Well, Iowa Republicans were polite and generally receptive.

That seems to be the mood around the country as Republicans consider the man Minnesotans call “TPaw” — at least among those who know who Pawlenty is. Though he has crisscrossed the country and made TV appearances on numerous occasions to talk politics, his national persona is still fuzzy. Even after his Iowa appearance, where he dropped a memorable line about Democrats “acting like a manure-spreader in a windstorm,” his ability to generate enthusiasm is suspect.

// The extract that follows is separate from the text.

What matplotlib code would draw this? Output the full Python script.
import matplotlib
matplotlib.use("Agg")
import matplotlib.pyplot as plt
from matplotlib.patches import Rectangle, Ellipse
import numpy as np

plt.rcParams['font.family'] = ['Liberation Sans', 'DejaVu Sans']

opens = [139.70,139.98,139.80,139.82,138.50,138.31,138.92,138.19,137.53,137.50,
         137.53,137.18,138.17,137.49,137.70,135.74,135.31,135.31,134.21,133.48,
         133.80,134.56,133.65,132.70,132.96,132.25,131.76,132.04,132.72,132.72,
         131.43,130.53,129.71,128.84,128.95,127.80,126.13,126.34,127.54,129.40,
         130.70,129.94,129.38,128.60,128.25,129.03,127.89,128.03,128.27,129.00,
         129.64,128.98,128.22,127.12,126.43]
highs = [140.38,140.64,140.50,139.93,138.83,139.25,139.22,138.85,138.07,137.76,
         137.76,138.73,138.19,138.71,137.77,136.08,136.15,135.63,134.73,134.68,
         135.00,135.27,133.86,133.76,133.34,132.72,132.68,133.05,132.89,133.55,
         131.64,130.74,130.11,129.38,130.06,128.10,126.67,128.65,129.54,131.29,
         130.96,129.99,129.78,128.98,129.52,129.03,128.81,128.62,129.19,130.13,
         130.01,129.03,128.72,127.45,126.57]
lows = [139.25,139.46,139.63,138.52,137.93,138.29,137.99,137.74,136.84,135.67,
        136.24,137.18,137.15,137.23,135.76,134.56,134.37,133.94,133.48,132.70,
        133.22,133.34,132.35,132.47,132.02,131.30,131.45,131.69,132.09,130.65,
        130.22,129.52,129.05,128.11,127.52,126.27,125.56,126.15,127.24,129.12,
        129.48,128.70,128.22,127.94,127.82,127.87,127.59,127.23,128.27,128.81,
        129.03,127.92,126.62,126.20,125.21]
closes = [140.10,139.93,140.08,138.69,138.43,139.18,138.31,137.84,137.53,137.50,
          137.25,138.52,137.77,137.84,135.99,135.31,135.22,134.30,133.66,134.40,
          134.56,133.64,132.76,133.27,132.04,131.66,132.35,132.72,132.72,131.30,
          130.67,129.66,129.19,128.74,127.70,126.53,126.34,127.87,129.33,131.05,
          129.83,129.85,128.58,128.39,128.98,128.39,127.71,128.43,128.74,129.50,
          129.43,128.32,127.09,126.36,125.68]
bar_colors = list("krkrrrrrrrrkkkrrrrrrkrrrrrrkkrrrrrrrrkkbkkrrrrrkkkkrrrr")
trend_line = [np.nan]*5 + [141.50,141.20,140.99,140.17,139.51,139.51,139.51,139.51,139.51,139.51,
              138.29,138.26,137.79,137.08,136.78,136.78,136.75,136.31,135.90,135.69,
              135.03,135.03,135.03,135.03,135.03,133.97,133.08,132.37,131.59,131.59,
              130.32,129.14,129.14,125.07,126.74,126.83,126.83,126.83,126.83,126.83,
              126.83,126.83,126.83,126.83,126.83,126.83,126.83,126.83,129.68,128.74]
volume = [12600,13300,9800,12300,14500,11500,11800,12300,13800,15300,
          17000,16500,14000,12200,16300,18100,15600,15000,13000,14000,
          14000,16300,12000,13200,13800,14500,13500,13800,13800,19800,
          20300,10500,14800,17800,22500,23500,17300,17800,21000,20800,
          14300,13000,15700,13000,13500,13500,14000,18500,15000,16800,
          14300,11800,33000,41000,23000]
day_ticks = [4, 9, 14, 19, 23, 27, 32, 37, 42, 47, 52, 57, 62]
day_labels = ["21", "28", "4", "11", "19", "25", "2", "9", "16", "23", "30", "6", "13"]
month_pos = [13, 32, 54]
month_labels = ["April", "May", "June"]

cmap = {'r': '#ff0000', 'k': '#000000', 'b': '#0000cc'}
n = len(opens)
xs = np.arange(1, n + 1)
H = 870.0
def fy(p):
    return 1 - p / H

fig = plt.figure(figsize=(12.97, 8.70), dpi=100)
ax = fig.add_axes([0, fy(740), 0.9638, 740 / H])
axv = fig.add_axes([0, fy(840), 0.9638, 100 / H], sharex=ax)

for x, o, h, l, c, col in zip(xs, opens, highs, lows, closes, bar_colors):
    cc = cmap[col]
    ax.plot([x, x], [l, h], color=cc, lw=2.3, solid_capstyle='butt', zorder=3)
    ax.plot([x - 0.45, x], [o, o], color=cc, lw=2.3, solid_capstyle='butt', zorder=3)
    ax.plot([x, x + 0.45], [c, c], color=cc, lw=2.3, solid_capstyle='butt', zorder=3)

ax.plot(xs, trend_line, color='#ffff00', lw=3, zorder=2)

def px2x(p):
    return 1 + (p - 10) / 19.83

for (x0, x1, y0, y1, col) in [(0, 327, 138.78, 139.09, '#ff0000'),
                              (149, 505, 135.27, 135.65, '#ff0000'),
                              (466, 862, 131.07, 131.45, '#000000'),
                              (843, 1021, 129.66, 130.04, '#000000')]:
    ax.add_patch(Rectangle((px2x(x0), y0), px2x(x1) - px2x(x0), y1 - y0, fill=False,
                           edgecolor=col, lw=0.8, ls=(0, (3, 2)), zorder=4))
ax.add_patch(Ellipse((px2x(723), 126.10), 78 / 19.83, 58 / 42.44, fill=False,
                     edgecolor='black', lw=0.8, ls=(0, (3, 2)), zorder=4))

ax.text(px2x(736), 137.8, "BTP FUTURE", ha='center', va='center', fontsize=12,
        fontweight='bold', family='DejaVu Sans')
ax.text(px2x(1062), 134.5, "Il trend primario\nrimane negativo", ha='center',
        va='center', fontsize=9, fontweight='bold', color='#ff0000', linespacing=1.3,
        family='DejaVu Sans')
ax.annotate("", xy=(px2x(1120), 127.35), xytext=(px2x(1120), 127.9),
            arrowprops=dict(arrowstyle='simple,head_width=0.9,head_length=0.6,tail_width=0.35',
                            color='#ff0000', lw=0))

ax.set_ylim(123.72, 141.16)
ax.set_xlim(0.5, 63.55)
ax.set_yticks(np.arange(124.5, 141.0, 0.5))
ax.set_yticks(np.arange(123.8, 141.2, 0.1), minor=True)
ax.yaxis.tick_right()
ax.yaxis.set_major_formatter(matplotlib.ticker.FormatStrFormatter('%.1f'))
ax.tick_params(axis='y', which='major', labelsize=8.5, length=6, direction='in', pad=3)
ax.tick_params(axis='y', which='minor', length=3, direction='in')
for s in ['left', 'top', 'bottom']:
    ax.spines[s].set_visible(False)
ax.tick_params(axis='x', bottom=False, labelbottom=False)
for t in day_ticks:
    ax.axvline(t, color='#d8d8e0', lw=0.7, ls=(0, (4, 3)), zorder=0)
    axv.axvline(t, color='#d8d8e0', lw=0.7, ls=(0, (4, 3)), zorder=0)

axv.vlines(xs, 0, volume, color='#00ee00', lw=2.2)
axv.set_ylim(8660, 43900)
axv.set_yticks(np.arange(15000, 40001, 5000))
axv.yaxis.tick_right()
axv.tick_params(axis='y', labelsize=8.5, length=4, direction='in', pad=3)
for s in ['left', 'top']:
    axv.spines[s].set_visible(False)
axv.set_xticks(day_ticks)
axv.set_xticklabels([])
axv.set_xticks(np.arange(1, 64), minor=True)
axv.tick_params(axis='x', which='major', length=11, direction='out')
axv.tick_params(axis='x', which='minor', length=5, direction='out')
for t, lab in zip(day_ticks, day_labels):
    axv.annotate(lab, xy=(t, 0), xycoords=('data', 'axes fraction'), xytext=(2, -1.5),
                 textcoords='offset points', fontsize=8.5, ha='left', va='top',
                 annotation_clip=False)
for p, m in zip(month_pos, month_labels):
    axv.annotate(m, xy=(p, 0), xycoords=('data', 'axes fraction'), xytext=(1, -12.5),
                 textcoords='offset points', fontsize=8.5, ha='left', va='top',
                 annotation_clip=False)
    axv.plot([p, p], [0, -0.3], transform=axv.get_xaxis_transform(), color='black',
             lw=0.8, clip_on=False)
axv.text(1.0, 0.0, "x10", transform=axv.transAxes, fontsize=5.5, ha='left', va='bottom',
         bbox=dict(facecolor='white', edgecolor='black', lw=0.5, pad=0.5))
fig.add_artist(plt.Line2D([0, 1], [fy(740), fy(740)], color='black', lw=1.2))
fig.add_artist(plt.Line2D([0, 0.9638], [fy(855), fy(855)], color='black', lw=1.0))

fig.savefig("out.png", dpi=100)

Candidates, in order to be allowed the chance to become president, need to excite the party faithful. According to reports, what some Iowa Republicans like in Pawlenty is his low-key Midwestern approach and his image as a two-term governor in a “left-of-center” state that has stayed true to fiscal conservatism.

If that’s his “hook,” Pawlenty may have to work on it. Presidential hopefuls usually need stronger messages than that, and even then, it only works when the timing is right.

Jimmy Carter captured the nation’s mood by mixing a southern freshness with an appeal to openness and honesty — just what the nation was looking for while still recovering from Watergate. Reagan followed an ineffective Carter with a vigorous call of national renewal and strength. Again, the timing was perfect. Just what the country will be looking for after one term from Obama (whether the country will be ready for a change, at all) is still uncertain. But one senses that Pawlenty will need more to set him apart.

At present, Pawlenty struggles for a place among a Republican field that may feature two holdovers from the 2008 campaign, Mitt Romney (with strong business credentials and name recognition) and Mike Huckabee (who holds court regularly on his own Fox-TV show). No one knows if Sarah Palin might run, but the former vice presidential nominee is a celebrity whose latest book is a best-seller even before it’s written.

To a lot of Americans, Pawlenty is only famous for the general agreement that he was “almost” 2008 presidential candidate John McCain’s vice presidential pick. To others, even Republicans, he isn’t even remembered as that.

One attendee of the Iowa event responded thusly when Pawlenty’s name was dropped. “He’s a gubernatorial hopeful in Illinois, isn’t he?”

This is not to say, of course, that Pawlenty doesn’t bring many positive attributes to the field. He comes off to most people as a very articulate, fairly reasonable, fairly competent, fairly likeable, rather unexciting governor (and isn’t that what a lot of people said of Carter in the earl-going?). Still, we suspect Pawlenty will need to come up with a stronger hook than that to capture America’s fancy.